One of my favorite things about Jesus is that He leaves nothing to chance. He is always prepared. Nothing surprises him. He has it all under control. That’s because he is God just as he claimed to be when he walked on this earth. One instance of this very thing was the preparation for his last Passover meal with his disciples.
According to both Matthew and Mark’s gospels, Jesus’ disciples asked him where he wanted them to prepare for him to eat the Passover meal. Luke reveals the identity of these disciples, Jesus’ closest companions, Peter and John. We know that Jesus didn’t own or rent a house because earlier He had said, “the Son of Man had nowhere to lay His head” (Matthew 8:20 NASB). These two disciples had been with Jesus three years and had most probably celebrated two other Passover meals with him before. Neither one of them were from Jerusalem, so they would have had to find a place for this annual remembrance feast if Jesus had not prepared the hearts and minds of two additional men.
Interestingly, all three gospel writers tell of a man that the disciples were to meet in the city (Jerusalem). Matthew wrote that the disciples were to go to a “certain man” who would lead them to the place. Who was this certain man? We get a little more detail from Mark and Luke. They both wrote that the disciples were to go into the city and a man will meet them carrying a pitcher of water and they were to follow him. He would lead them to the owner of the house where the disciples would explain why they were there. The unidentified owner himself would show them the room which was furnished and ready. Both of these men were never recognized by name in the scriptures. Let this encourage you as you serve behind the scenes and you think that no one even knows your name. Jesus knows you and what you are doing for Him. This is all that really matters!
Something else that stood out to me is the distinctive wording each author used when relaying Jesus’ comments to the owner of the house. Matthew dictated Jesus’ words as the following statement, “The Teacher says, “My time is near, I am to keep the Passover with my disciples at your house’” (Matthew 26:18). Did the owner of this house know who the disciples referred to as the Teacher? Did this man know what Jesus meant by “my time is near?” Had Jesus given him prior notice that he would be using his upper room for this specific Passover meal?

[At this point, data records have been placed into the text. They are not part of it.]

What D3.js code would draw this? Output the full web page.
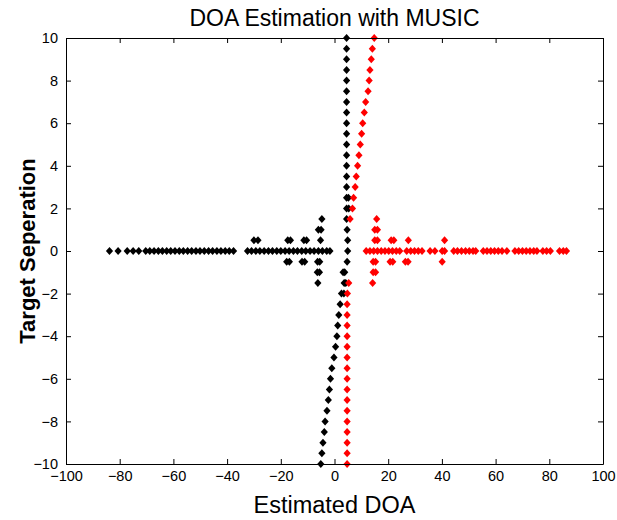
<!DOCTYPE html>
<html>
<head>
<meta charset="utf-8">
<script src="https://cdn.jsdelivr.net/npm/d3@7"></script>
<style>
  html, body { margin: 0; padding: 0; background: #fff; }
  svg { display: block; font-family: "Liberation Sans", Arial, Helvetica, sans-serif; }
</style>
</head>
<body>
<svg id="chart" width="617" height="520"></svg>
<script>
// ---------- data ----------
const titleText = "DOA Estimation with MUSIC";
const xLabelText = "Estimated DOA";
const yLabelText = "Target Seperation";

const xTicks = [-100, -80, -60, -40, -20, 0, 20, 40, 60, 80, 100];
const yTicks = [-10, -8, -6, -4, -2, 0, 2, 4, 6, 8, 10];

// target separation for each trial row
const separations = [10, 9.5, 9, 8.5, 8, 7.5, 7, 6.5, 6, 5.5, 5, 4.5, 4, 3.5, 3, 2.5, 2, 1.5, 1, 0.5, 0,
  -0.5, -1, -1.5, -2, -2.5, -3, -3.5, -4, -4.5, -5, -5.5, -6, -6.5, -7, -7.5, -8, -8.5, -9, -9.5, -10];

// main estimate of first target (black) per separation row
const blackTrack = [4.5, 4.5, 4.5, 4.5, 4.5, 4.5, 4.5, 4.5, 4.5, 4.5, 4.5, 4.5, 4.5, 4.5, 4.5, 4.5, 4.5, 4.5, 4.7, 4.9, 4.9,
  4.7, 3.8, 3.6, 2.6, 2.1, 1.6, 1.2, 0.9, 0.4, -0.2, -1.0, -1.5, -1.9, -2.3, -2.8, -3.5, -3.8, -4.3, -4.7, -5.1];

// main estimate of second target (red) per separation row (null = no peak)
const redTrack = [14.8, 14.1, 13.7, 13.2, 12.9, 12.5, 11.6, 11.1, 10.5, 10.1, 9.6, 9.1, 8.6, 8.1, 7.7, 7.1, 6.7, 5.8, null, null, null,
  null, null, 5.3, 4.8, 4.7, 4.7, 4.7, 4.7, 4.7, 4.7, 4.7, 4.7, 4.7, 4.7, 4.7, 4.7, 4.7, 4.7, 4.7, 4.7];

// spurious / scattered black estimates [separation, estimate]
const blackScatterSep = [2.5, 2, 1.5, 1, 1, 0.5, 0.5, 0.5, 0.5, 0.5, 0.5, 0.5, -0.5, -0.5, -0.5, -0.5, -0.5, -0.5, -1, -1, -1, -1.5, -1.5, -2];
const blackScatterDoa = [5.2, 5.3, -4.7, -5.0, -6.0, -30.0, -28.5, -17.4, -16.4, -11.4, -10.4, -5.2, -17.8, -16.8, -12.1, -11.1, -6.3, -5.5, -6.4, -5.6, 3.2, -6.2, 4.2, 3.5];

// black estimates at zero separation
const blackZeroRow = [-83.8, -80.6, -77.2, -75.0, -72.9, -70.3, -68.8, -67.2, -65.6, -64.1, -62.5, -61.0, -59.4, -57.8,
  -56.3, -54.7, -53.2, -51.6, -50.1, -48.5, -46.9, -45.4, -43.8, -42.3, -40.7, -39.2, -37.6, -32.4, -30.9, -29.3,
  -27.8, -26.2, -24.6, -23.1, -21.5, -20.0, -18.4, -16.9, -15.3, -13.8, -12.2, -10.7, -9.1, -7.6, -6.0, -4.5, -2.9, -1.7];

// spurious / scattered red estimates [separation, estimate]
const redScatterSep = [1.5, 1, 1, 0.5, 0.5, 0.5, 0.5, 0.5, 0.5, -0.5, -0.5, -0.5, -0.5, -0.5, -0.5, -0.5, -1, -1, -1.5];
const redScatterDoa = [15.7, 15.0, 16.0, 15.0, 16.0, 21.1, 22.1, 27.5, 41.0, 14.4, 15.3, 20.7, 21.7, 26.4, 27.4, 40.1, 14.4, 15.3, 14.2];

// red estimates at zero separation
const redZeroRow = [11.8, 13.2, 14.6, 16.0, 17.4, 18.8, 20.2, 21.6, 23.0, 24.3, 26.9, 28.4, 29.8, 31.2, 32.6, 35.6, 37.4,
  40.1, 41.0, 44.4, 45.8, 47.3, 48.8, 50.2, 51.6, 52.6, 55.4, 56.8, 58.2, 59.6, 61.0, 62.4, 64.2, 67.2, 68.6, 70.0,
  71.4, 72.8, 74.2, 75.4, 77.6, 79.0, 80.4, 83.8, 85.2, 86.4];

// ---------- layout ----------
const svg = d3.select("#chart");
const margin = { left: 66, right: 14, top: 38, bottom: 56 };
const W = 617, H = 520;
const x = d3.scaleLinear().domain([-100, 100]).range([margin.left, W - margin.right]);
const y = d3.scaleLinear().domain([-10, 10]).range([H - margin.bottom, margin.top]);

// points
const blackPts = [];
separations.forEach((s, i) => { if (blackTrack[i] != null) blackPts.push([blackTrack[i], s]); });
blackScatterSep.forEach((s, i) => blackPts.push([blackScatterDoa[i], s]));
blackZeroRow.forEach(v => blackPts.push([v, 0]));

const redPts = [];
separations.forEach((s, i) => { if (redTrack[i] != null) redPts.push([redTrack[i], s]); });
redScatterSep.forEach((s, i) => redPts.push([redScatterDoa[i], s]));
redZeroRow.forEach(v => redPts.push([v, 0]));

const diamond = "M0,-4L3.6,0L0,4L-3.6,0Z";

const plot = svg.append("g");
plot.selectAll("path.b").data(blackPts).enter().append("path")
  .attr("class", "b").attr("d", diamond)
  .attr("transform", d => `translate(${x(d[0])},${y(d[1])})`)
  .attr("fill", "#000");
plot.selectAll("path.r").data(redPts).enter().append("path")
  .attr("class", "r").attr("d", diamond)
  .attr("transform", d => `translate(${x(d[0])},${y(d[1])})`)
  .attr("fill", "#ff0000");

// axes (MATLAB style: inward ticks on all sides)
const tickLen = 5;
const gx = svg.append("g").attr("transform", `translate(0,${y(-10)})`)
  .call(d3.axisBottom(x).tickValues(xTicks).tickSizeInner(-tickLen).tickSizeOuter(0).tickPadding(7));
const gxTop = svg.append("g").attr("transform", `translate(0,${y(10)})`)
  .call(d3.axisTop(x).tickValues(xTicks).tickSizeInner(-tickLen).tickSizeOuter(0).tickFormat(""));
const gy = svg.append("g").attr("transform", `translate(${x(-100)},0)`)
  .call(d3.axisLeft(y).tickValues(yTicks).tickSizeInner(-tickLen).tickSizeOuter(0).tickPadding(8));
const gyRight = svg.append("g").attr("transform", `translate(${x(100)},0)`)
  .call(d3.axisRight(y).tickValues(yTicks).tickSizeInner(-tickLen).tickSizeOuter(0).tickFormat(""));

[gx, gxTop, gy, gyRight].forEach(g => {
  g.selectAll("path.domain").attr("stroke", "#000").attr("stroke-width", 1);
  g.selectAll(".tick line").attr("stroke", "#000");
  g.selectAll(".tick text").attr("fill", "#000")
    .style("font-family", "'Liberation Sans', Arial, sans-serif").style("font-size", "14.5px");
});

// title and labels
svg.append("text").attr("x", x(0)).attr("y", 26)
  .attr("text-anchor", "middle").style("font-size", "23px").attr("fill", "#000").text(titleText);
svg.append("text").attr("x", x(0)).attr("y", 513)
  .attr("text-anchor", "middle").style("font-size", "23.5px").attr("fill", "#000").text(xLabelText);
svg.append("text").attr("transform", `translate(35,${y(0)}) rotate(-90)`)
  .attr("text-anchor", "middle").style("font-size", "22px").style("font-weight", "bold")
  .attr("fill", "#000").text(yLabelText);
</script>
</body>
</html>
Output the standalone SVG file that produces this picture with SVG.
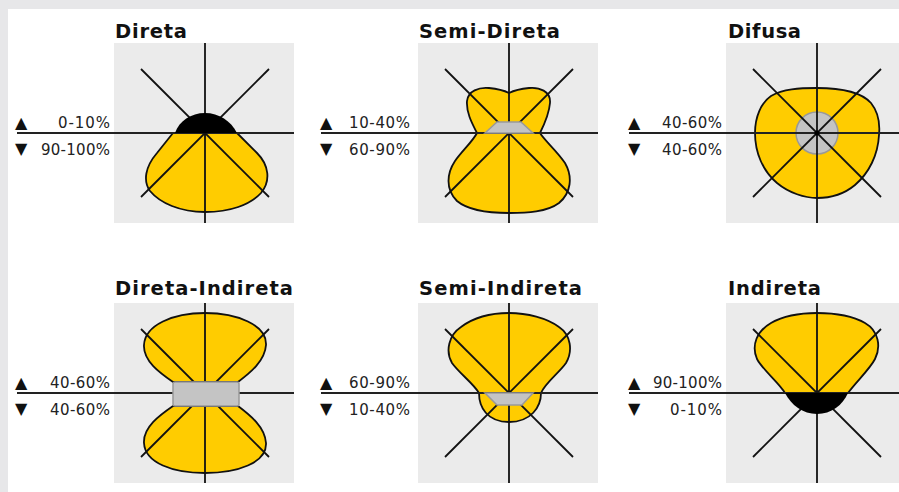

Mark records Jesus’ instruction as a question. He wrote that the disciples were to tell the home owner, “The Teacher says, ‘Where is My guest room in which I may eat the Passover with My disciples?’’’(Mark 14:14). To me, this implies that Jesus may have been a visitor in that man’s house prior to this particular day. Tradition holds that Mark’s mother’s house which was often a meeting place of the early church (Acts 12:12) was this very house Jesus used for the Passover.
Luke, like Mark, also penned Jesus’ words in a question, but he added two little words that may at first seem insignificant. “The Teacher says to you, ‘Where is the guest room in which I may eat the Passover with My disciples’”(Luke 22:11)? Again, these added words have the implication of familiarity. Was this man a close friend of Jesus? We will never know on this side of eternity.
Meditating on these three narratives made me realize that this was more than just a historical account of where and how Jesus would partake of what we refer to as his “Last Supper.” I began asking myself questions that not only unnerve me but challenge me. Questions such as these:
Would Jesus want to use any part of my house for any type of celebration?
Are there rooms in my house that would not be “ready” for Jesus to go in? (I am not referring to the unkempt clothes on the floor or the dishes from this morning’s breakfast in the sink or even a nasty bathroom, heaven forbid!), but is my house a home filled with peace that only comes from the Spirit of God?
Do the people who live under my roof treat each other with love and respect?
Do I allow ungodly music, books, tv shows and movies to invade our sacred space?
If two men showed up at my house saying “the Teacher” wanted to use a room for a dinner party (including twelve men I’ve never met), would I and all in my house truthfully be able to say, “Sure, we would be delighted!” because we truly know the Teacher?
Would I be ok in remaining anonymous when word spread that Jesus had dined in a local house? Or would I immediately post pictures on social media so everyone would see how special and spiritual I am?
Would theses men specifically say, “The Teacher says to you, Cindy,” validating that he knows me? Some of the most alarming words of Jesus are, “And then I will declare to them, ‘I never new you; depart from me, you who practice lawlessness’” (Matthew 7:23). He said those words to people who thought they knew him because of what they did in his name, but they did not understand that what really mattered is what Jesus did for all of humanity. He doesn’t want religious people in heaven, He wants people who have a relationship with him and those whom He calls “Friend.”
Would Jesus call me “Friend?”
Hard questions, but oh so necessary! I hope that you will take the challenge along with me to examine them. Hopefully, our answer to the title’s question of Jesus being welcome in our house will be, “most definitely, Yes!”